In conducting its supervisory stress tests, the Federal Reserve calculated its projections of a BHC's balance sheet, risk-weighted assets (RWAs), net income, and resulting regulatory capital ratios under these scenarios using data provided by the BHCs and a set of models developed or selected by the Federal Reserve. As compared to DFAST 2014, the Federal Reserve enhanced some of the supervisory models to incorporate more detailed data. These changes are highlighted in box 1. Specific descriptions of the supervisory models and related assumptions can be found in appendix B.
The results of the DFAST 2015 projections suggest that, in the aggregate, the 31 BHCs would experience substantial losses under both the adverse and the severely adverse scenarios.

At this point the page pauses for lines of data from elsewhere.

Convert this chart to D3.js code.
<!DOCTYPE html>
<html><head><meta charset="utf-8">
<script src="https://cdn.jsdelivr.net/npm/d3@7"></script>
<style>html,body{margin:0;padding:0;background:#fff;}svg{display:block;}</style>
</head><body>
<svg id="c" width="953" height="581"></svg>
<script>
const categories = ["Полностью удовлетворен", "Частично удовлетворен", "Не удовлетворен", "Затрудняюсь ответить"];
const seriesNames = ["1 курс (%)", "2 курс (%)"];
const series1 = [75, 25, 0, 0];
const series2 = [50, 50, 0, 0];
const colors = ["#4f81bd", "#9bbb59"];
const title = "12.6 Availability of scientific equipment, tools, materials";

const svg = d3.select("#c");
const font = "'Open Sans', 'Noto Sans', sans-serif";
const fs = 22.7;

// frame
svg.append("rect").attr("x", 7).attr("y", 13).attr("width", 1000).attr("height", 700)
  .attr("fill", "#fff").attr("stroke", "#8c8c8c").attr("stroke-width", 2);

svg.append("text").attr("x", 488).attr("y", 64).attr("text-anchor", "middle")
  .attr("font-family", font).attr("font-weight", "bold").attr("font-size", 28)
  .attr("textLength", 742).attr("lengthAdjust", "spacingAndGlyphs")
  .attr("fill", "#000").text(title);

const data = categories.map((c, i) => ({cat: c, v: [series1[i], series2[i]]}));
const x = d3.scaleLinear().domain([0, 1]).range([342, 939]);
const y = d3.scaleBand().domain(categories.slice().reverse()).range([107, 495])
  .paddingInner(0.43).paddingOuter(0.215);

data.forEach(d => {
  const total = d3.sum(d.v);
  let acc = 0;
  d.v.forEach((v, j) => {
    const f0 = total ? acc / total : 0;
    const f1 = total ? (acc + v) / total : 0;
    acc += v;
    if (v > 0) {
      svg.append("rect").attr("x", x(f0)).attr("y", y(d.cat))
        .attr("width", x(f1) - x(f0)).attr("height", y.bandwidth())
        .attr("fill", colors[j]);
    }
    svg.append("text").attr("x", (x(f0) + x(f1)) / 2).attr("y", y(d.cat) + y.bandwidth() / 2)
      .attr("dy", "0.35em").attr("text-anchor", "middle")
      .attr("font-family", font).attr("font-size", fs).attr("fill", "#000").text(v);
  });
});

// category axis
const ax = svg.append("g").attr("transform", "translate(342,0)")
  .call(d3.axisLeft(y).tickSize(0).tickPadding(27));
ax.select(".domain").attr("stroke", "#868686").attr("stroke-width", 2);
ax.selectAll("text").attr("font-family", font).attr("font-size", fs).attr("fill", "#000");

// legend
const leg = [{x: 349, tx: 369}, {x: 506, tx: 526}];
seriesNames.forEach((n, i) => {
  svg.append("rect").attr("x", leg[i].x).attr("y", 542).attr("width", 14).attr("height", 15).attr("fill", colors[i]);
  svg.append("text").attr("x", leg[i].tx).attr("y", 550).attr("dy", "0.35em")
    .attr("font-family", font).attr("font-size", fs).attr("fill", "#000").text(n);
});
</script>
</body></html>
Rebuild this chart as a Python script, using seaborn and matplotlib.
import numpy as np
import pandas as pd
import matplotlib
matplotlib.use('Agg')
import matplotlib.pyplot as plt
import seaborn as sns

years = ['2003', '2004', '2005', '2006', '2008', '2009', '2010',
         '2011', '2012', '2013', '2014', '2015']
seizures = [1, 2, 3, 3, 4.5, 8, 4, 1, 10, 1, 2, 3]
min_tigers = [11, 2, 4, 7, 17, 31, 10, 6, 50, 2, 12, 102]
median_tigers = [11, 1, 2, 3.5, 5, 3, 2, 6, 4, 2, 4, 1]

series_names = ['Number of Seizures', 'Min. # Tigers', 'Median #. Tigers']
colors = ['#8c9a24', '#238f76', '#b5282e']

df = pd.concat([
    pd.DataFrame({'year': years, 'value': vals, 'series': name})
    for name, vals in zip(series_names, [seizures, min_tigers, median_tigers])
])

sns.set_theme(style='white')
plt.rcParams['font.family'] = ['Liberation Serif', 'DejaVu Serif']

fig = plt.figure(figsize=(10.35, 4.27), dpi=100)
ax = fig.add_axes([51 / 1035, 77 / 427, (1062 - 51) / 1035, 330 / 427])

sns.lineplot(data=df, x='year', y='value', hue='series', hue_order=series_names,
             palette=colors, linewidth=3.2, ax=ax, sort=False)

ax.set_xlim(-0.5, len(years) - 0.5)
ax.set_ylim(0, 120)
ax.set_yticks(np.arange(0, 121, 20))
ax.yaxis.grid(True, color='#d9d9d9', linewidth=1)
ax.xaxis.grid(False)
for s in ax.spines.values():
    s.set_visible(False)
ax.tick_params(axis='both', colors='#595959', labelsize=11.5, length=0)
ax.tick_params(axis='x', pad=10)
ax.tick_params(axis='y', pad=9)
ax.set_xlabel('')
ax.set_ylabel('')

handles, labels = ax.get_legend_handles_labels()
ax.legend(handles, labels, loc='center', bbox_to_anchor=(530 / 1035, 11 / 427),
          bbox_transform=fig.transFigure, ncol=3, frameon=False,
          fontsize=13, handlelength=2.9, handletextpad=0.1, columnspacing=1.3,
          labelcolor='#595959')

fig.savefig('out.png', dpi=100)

Over the nine quarters of the planning horizon, losses at the 31 BHCs under the severely adverse scenario are projected to be $490 billion. This includes losses across loan portfolios, losses from credit impairment on securities held in the BHCs' investment portfolios, trading and counterparty credit losses from a global market shock, and other losses. Projected net revenue before provisions for loan and lease losses (pre-provision net revenue, or PPNR) is $310 billion, and net income before taxes is projected to be -$222 billion.
As illustrated in figure 1, in the severely adverse scenario, the aggregate tier 1 common capital ratio would fall from an actual 11.9 percent in the third quarter of 2014 to a post-stress level of 8.4 percent in the fourth quarter of 2016.
In the adverse scenario, projected losses, PPNR, and net income before taxes are $314 billion, $501 billion, and $178 billion, respectively. The aggregate tier 1 common capital ratio under the adverse scenario would fall 110 basis points to its minimum over the planning horizon of 10.8 percent before rising to 11.7 percent in the fourth quarter of 2016.